■ **THE PROBLEM**: All of the material below is to be restated word for word, apart from the pictures.

==*==

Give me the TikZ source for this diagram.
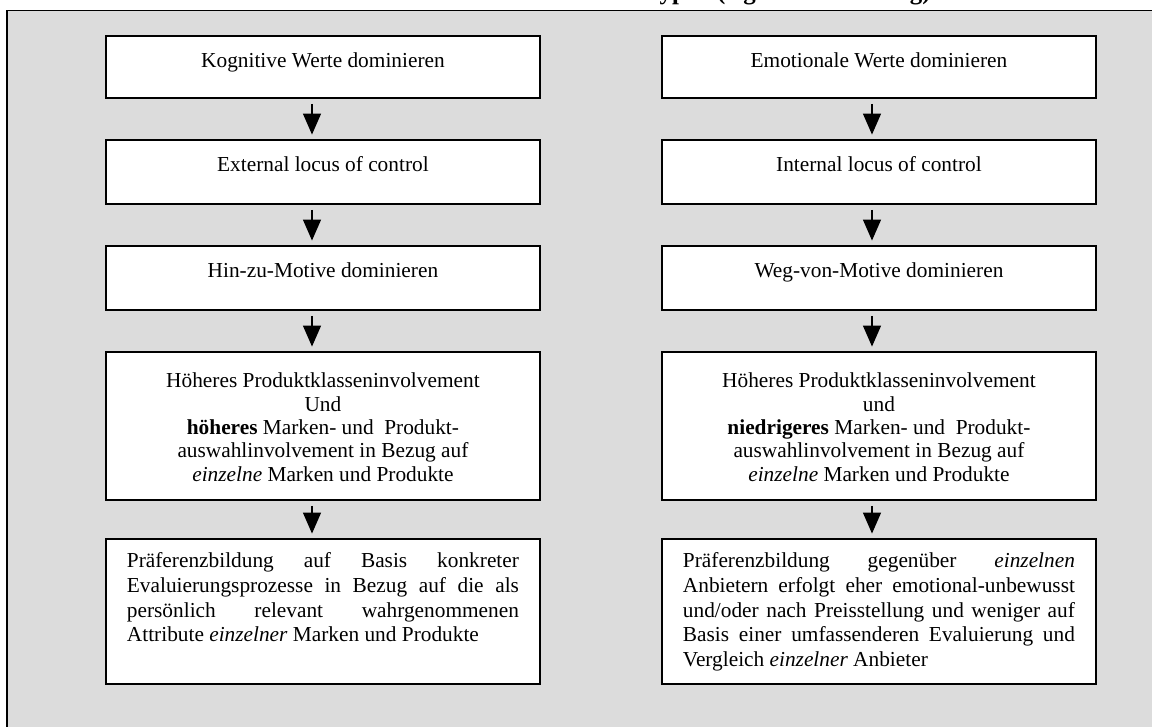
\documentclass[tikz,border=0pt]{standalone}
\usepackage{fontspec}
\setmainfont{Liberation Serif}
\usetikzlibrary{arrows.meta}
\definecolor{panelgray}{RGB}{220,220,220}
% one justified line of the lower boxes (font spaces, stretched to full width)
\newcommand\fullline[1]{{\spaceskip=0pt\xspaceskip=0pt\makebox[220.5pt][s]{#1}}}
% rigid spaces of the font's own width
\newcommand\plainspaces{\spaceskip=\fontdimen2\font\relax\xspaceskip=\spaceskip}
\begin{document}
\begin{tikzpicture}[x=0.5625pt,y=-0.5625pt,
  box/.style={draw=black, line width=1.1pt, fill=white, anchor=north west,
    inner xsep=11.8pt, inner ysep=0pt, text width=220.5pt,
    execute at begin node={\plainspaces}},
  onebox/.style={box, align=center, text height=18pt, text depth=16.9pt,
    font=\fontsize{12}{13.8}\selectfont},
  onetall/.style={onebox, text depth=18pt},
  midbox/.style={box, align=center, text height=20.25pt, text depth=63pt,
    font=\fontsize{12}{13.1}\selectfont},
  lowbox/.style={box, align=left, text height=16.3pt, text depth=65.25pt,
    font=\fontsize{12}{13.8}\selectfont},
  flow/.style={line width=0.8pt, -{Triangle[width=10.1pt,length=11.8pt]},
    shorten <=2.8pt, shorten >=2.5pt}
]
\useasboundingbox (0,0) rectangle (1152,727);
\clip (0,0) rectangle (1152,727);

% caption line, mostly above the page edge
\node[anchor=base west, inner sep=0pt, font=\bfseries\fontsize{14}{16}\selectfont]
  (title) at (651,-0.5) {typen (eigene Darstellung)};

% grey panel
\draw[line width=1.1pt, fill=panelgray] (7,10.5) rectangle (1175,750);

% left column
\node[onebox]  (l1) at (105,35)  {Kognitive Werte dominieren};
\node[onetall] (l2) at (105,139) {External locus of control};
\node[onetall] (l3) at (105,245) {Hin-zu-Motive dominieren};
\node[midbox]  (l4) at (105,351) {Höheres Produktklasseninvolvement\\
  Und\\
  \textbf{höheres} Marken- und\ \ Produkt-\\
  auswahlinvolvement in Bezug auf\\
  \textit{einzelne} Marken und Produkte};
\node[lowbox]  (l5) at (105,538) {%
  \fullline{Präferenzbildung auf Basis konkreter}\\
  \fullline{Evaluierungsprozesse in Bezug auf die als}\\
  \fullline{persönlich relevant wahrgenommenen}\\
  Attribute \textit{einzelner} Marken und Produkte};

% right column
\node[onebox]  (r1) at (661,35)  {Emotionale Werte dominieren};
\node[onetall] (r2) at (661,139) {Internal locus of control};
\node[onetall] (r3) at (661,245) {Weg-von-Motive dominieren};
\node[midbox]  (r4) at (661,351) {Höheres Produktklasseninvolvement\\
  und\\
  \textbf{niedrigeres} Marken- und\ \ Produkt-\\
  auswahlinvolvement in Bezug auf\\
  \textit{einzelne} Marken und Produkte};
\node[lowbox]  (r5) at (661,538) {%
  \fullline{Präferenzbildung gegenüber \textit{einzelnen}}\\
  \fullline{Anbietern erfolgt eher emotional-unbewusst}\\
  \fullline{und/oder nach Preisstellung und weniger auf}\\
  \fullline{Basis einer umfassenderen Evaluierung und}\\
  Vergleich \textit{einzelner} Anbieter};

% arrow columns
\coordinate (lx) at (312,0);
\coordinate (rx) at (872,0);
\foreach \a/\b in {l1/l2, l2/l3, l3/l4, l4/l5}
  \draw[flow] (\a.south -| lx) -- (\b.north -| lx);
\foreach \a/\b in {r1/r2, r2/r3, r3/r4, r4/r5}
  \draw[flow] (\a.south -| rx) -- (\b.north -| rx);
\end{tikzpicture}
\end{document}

==*==

■ **WRITTEN REPLY**:
Give me the TikZ source for this diagram.
\documentclass[tikz,border=0pt]{standalone}
\usepackage{fontspec}
\setmainfont{Liberation Serif}
\usetikzlibrary{arrows.meta}
\definecolor{panelgray}{RGB}{220,220,220}
% one justified line of the lower boxes (font spaces, stretched to full width)
\newcommand\fullline[1]{{\spaceskip=0pt\xspaceskip=0pt\makebox[220.5pt][s]{#1}}}
% rigid spaces of the font's own width
\newcommand\plainspaces{\spaceskip=\fontdimen2\font\relax\xspaceskip=\spaceskip}
\begin{document}
\begin{tikzpicture}[x=0.5625pt,y=-0.5625pt,
  box/.style={draw=black, line width=1.1pt, fill=white, anchor=north west,
    inner xsep=11.8pt, inner ysep=0pt, text width=220.5pt,
    execute at begin node={\plainspaces}},
  onebox/.style={box, align=center, text height=18pt, text depth=16.9pt,
    font=\fontsize{12}{13.8}\selectfont},
  onetall/.style={onebox, text depth=18pt},
  midbox/.style={box, align=center, text height=20.25pt, text depth=63pt,
    font=\fontsize{12}{13.1}\selectfont},
  lowbox/.style={box, align=left, text height=16.3pt, text depth=65.25pt,
    font=\fontsize{12}{13.8}\selectfont},
  flow/.style={line width=0.8pt, -{Triangle[width=10.1pt,length=11.8pt]},
    shorten <=2.8pt, shorten >=2.5pt}
]
\useasboundingbox (0,0) rectangle (1152,727);
\clip (0,0) rectangle (1152,727);

% caption line, mostly above the page edge
\node[anchor=base west, inner sep=0pt, font=\bfseries\fontsize{14}{16}\selectfont]
  (title) at (651,-0.5) {typen (eigene Darstellung)};

% grey panel
\draw[line width=1.1pt, fill=panelgray] (7,10.5) rectangle (1175,750);

% left column
\node[onebox]  (l1) at (105,35)  {Kognitive Werte dominieren};
\node[onetall] (l2) at (105,139) {External locus of control};
\node[onetall] (l3) at (105,245) {Hin-zu-Motive dominieren};
\node[midbox]  (l4) at (105,351) {Höheres Produktklasseninvolvement\\
  Und\\
  \textbf{höheres} Marken- und\ \ Produkt-\\
  auswahlinvolvement in Bezug auf\\
  \textit{einzelne} Marken und Produkte};
\node[lowbox]  (l5) at (105,538) {%
  \fullline{Präferenzbildung auf Basis konkreter}\\
  \fullline{Evaluierungsprozesse in Bezug auf die als}\\
  \fullline{persönlich relevant wahrgenommenen}\\
  Attribute \textit{einzelner} Marken und Produkte};

% right column
\node[onebox]  (r1) at (661,35)  {Emotionale Werte dominieren};
\node[onetall] (r2) at (661,139) {Internal locus of control};
\node[onetall] (r3) at (661,245) {Weg-von-Motive dominieren};
\node[midbox]  (r4) at (661,351) {Höheres Produktklasseninvolvement\\
  und\\
  \textbf{niedrigeres} Marken- und\ \ Produkt-\\
  auswahlinvolvement in Bezug auf\\
  \textit{einzelne} Marken und Produkte};
\node[lowbox]  (r5) at (661,538) {%
  \fullline{Präferenzbildung gegenüber \textit{einzelnen}}\\
  \fullline{Anbietern erfolgt eher emotional-unbewusst}\\
  \fullline{und/oder nach Preisstellung und weniger auf}\\
  \fullline{Basis einer umfassenderen Evaluierung und}\\
  Vergleich \textit{einzelner} Anbieter};

% arrow columns
\coordinate (lx) at (312,0);
\coordinate (rx) at (872,0);
\foreach \a/\b in {l1/l2, l2/l3, l3/l4, l4/l5}
  \draw[flow] (\a.south -| lx) -- (\b.north -| lx);
\foreach \a/\b in {r1/r2, r2/r3, r3/r4, r4/r5}
  \draw[flow] (\a.south -| rx) -- (\b.north -| rx);
\end{tikzpicture}
\end{document}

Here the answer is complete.